__TASK TO COMPLETE__.
Copy everything in the listing below word for word, apart from any images.

— Start DATA —

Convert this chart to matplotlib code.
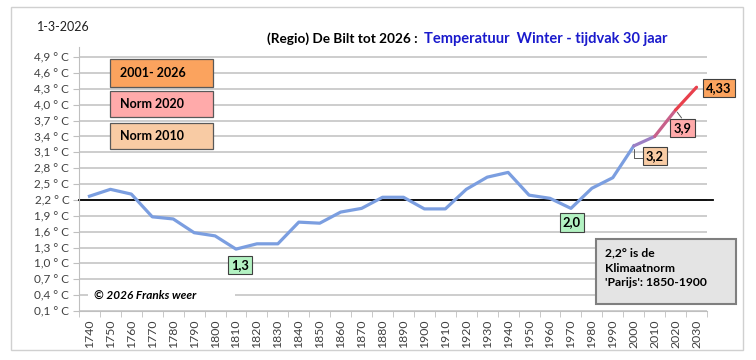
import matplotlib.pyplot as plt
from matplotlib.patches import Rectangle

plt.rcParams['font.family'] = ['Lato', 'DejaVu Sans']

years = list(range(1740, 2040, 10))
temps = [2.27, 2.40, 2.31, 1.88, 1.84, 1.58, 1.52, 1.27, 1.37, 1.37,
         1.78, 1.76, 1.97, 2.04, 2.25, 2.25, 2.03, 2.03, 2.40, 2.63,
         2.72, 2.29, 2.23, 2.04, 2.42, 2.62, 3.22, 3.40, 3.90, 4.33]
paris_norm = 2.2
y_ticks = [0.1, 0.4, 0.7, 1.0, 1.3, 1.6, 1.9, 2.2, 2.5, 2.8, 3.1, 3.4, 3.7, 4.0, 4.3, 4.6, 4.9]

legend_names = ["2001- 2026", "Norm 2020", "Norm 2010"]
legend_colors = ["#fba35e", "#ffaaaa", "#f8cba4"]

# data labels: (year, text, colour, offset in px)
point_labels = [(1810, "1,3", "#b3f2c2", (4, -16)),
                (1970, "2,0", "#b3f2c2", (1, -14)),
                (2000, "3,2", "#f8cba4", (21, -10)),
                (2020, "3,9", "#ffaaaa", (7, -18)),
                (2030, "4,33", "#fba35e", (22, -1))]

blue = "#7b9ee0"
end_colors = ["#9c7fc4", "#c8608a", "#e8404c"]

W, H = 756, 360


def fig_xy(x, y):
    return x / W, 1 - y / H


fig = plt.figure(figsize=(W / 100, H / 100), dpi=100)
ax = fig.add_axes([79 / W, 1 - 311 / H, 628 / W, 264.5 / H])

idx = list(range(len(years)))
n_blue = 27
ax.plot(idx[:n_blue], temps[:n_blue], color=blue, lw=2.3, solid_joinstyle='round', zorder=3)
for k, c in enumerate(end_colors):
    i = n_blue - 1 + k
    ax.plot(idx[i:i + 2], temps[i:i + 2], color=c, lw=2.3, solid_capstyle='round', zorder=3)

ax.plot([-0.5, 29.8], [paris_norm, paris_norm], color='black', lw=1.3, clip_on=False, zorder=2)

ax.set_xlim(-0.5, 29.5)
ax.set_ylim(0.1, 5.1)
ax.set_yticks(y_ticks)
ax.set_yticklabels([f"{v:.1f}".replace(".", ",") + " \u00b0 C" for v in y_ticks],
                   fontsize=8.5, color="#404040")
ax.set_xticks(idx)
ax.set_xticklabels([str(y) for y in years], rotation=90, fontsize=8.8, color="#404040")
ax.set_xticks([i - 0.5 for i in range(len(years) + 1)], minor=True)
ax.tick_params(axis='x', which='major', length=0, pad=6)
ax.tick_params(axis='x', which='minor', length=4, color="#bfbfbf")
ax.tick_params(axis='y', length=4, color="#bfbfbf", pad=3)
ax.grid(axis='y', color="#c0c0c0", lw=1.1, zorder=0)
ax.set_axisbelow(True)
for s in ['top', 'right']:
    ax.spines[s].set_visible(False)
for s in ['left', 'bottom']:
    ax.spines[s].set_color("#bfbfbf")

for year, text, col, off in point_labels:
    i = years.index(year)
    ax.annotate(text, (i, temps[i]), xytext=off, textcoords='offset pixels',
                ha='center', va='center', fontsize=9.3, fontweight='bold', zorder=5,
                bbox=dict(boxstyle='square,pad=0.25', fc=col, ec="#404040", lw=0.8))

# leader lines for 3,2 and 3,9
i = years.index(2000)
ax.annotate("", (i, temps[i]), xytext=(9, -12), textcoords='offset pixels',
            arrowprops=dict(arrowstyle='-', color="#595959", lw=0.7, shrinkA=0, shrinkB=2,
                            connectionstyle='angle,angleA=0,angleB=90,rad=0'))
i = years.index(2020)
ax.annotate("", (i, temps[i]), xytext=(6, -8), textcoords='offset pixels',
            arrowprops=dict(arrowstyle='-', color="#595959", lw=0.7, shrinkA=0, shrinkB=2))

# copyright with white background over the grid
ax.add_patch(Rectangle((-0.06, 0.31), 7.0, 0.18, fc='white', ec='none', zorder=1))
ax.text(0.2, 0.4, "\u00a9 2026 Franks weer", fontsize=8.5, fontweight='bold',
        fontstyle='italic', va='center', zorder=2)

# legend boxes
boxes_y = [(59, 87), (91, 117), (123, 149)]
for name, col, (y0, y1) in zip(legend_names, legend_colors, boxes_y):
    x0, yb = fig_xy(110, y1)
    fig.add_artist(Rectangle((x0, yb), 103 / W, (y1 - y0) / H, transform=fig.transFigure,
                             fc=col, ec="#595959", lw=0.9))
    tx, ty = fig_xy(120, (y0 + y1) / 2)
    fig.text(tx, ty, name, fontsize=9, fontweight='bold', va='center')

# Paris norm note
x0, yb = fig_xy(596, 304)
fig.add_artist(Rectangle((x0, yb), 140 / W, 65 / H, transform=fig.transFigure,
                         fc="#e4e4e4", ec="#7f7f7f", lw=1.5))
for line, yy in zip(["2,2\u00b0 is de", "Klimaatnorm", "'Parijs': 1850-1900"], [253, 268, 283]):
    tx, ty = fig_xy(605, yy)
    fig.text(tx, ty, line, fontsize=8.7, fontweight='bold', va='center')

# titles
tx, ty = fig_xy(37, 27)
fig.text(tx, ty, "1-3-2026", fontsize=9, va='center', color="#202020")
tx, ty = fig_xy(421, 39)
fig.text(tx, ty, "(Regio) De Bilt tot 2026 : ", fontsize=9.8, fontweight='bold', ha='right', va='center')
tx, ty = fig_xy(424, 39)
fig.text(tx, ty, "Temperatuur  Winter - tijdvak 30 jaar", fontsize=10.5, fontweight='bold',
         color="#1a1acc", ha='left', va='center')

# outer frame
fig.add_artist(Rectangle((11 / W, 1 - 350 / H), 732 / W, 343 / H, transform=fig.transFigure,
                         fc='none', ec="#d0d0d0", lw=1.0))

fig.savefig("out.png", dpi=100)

— End DATA —

__TASK SOLUTION__.
Convert this chart to matplotlib code.
import matplotlib.pyplot as plt
from matplotlib.patches import Rectangle

plt.rcParams['font.family'] = ['Lato', 'DejaVu Sans']

years = list(range(1740, 2040, 10))
temps = [2.27, 2.40, 2.31, 1.88, 1.84, 1.58, 1.52, 1.27, 1.37, 1.37,
         1.78, 1.76, 1.97, 2.04, 2.25, 2.25, 2.03, 2.03, 2.40, 2.63,
         2.72, 2.29, 2.23, 2.04, 2.42, 2.62, 3.22, 3.40, 3.90, 4.33]
paris_norm = 2.2
y_ticks = [0.1, 0.4, 0.7, 1.0, 1.3, 1.6, 1.9, 2.2, 2.5, 2.8, 3.1, 3.4, 3.7, 4.0, 4.3, 4.6, 4.9]

legend_names = ["2001- 2026", "Norm 2020", "Norm 2010"]
legend_colors = ["#fba35e", "#ffaaaa", "#f8cba4"]

# data labels: (year, text, colour, offset in px)
point_labels = [(1810, "1,3", "#b3f2c2", (4, -16)),
                (1970, "2,0", "#b3f2c2", (1, -14)),
                (2000, "3,2", "#f8cba4", (21, -10)),
                (2020, "3,9", "#ffaaaa", (7, -18)),
                (2030, "4,33", "#fba35e", (22, -1))]

blue = "#7b9ee0"
end_colors = ["#9c7fc4", "#c8608a", "#e8404c"]

W, H = 756, 360


def fig_xy(x, y):
    return x / W, 1 - y / H


fig = plt.figure(figsize=(W / 100, H / 100), dpi=100)
ax = fig.add_axes([79 / W, 1 - 311 / H, 628 / W, 264.5 / H])

idx = list(range(len(years)))
n_blue = 27
ax.plot(idx[:n_blue], temps[:n_blue], color=blue, lw=2.3, solid_joinstyle='round', zorder=3)
for k, c in enumerate(end_colors):
    i = n_blue - 1 + k
    ax.plot(idx[i:i + 2], temps[i:i + 2], color=c, lw=2.3, solid_capstyle='round', zorder=3)

ax.plot([-0.5, 29.8], [paris_norm, paris_norm], color='black', lw=1.3, clip_on=False, zorder=2)

ax.set_xlim(-0.5, 29.5)
ax.set_ylim(0.1, 5.1)
ax.set_yticks(y_ticks)
ax.set_yticklabels([f"{v:.1f}".replace(".", ",") + " \u00b0 C" for v in y_ticks],
                   fontsize=8.5, color="#404040")
ax.set_xticks(idx)
ax.set_xticklabels([str(y) for y in years], rotation=90, fontsize=8.8, color="#404040")
ax.set_xticks([i - 0.5 for i in range(len(years) + 1)], minor=True)
ax.tick_params(axis='x', which='major', length=0, pad=6)
ax.tick_params(axis='x', which='minor', length=4, color="#bfbfbf")
ax.tick_params(axis='y', length=4, color="#bfbfbf", pad=3)
ax.grid(axis='y', color="#c0c0c0", lw=1.1, zorder=0)
ax.set_axisbelow(True)
for s in ['top', 'right']:
    ax.spines[s].set_visible(False)
for s in ['left', 'bottom']:
    ax.spines[s].set_color("#bfbfbf")

for year, text, col, off in point_labels:
    i = years.index(year)
    ax.annotate(text, (i, temps[i]), xytext=off, textcoords='offset pixels',
                ha='center', va='center', fontsize=9.3, fontweight='bold', zorder=5,
                bbox=dict(boxstyle='square,pad=0.25', fc=col, ec="#404040", lw=0.8))

# leader lines for 3,2 and 3,9
i = years.index(2000)
ax.annotate("", (i, temps[i]), xytext=(9, -12), textcoords='offset pixels',
            arrowprops=dict(arrowstyle='-', color="#595959", lw=0.7, shrinkA=0, shrinkB=2,
                            connectionstyle='angle,angleA=0,angleB=90,rad=0'))
i = years.index(2020)
ax.annotate("", (i, temps[i]), xytext=(6, -8), textcoords='offset pixels',
            arrowprops=dict(arrowstyle='-', color="#595959", lw=0.7, shrinkA=0, shrinkB=2))

# copyright with white background over the grid
ax.add_patch(Rectangle((-0.06, 0.31), 7.0, 0.18, fc='white', ec='none', zorder=1))
ax.text(0.2, 0.4, "\u00a9 2026 Franks weer", fontsize=8.5, fontweight='bold',
        fontstyle='italic', va='center', zorder=2)

# legend boxes
boxes_y = [(59, 87), (91, 117), (123, 149)]
for name, col, (y0, y1) in zip(legend_names, legend_colors, boxes_y):
    x0, yb = fig_xy(110, y1)
    fig.add_artist(Rectangle((x0, yb), 103 / W, (y1 - y0) / H, transform=fig.transFigure,
                             fc=col, ec="#595959", lw=0.9))
    tx, ty = fig_xy(120, (y0 + y1) / 2)
    fig.text(tx, ty, name, fontsize=9, fontweight='bold', va='center')

# Paris norm note
x0, yb = fig_xy(596, 304)
fig.add_artist(Rectangle((x0, yb), 140 / W, 65 / H, transform=fig.transFigure,
                         fc="#e4e4e4", ec="#7f7f7f", lw=1.5))
for line, yy in zip(["2,2\u00b0 is de", "Klimaatnorm", "'Parijs': 1850-1900"], [253, 268, 283]):
    tx, ty = fig_xy(605, yy)
    fig.text(tx, ty, line, fontsize=8.7, fontweight='bold', va='center')

# titles
tx, ty = fig_xy(37, 27)
fig.text(tx, ty, "1-3-2026", fontsize=9, va='center', color="#202020")
tx, ty = fig_xy(421, 39)
fig.text(tx, ty, "(Regio) De Bilt tot 2026 : ", fontsize=9.8, fontweight='bold', ha='right', va='center')
tx, ty = fig_xy(424, 39)
fig.text(tx, ty, "Temperatuur  Winter - tijdvak 30 jaar", fontsize=10.5, fontweight='bold',
         color="#1a1acc", ha='left', va='center')

# outer frame
fig.add_artist(Rectangle((11 / W, 1 - 350 / H), 732 / W, 343 / H, transform=fig.transFigure,
                         fc='none', ec="#d0d0d0", lw=1.0))

fig.savefig("out.png", dpi=100)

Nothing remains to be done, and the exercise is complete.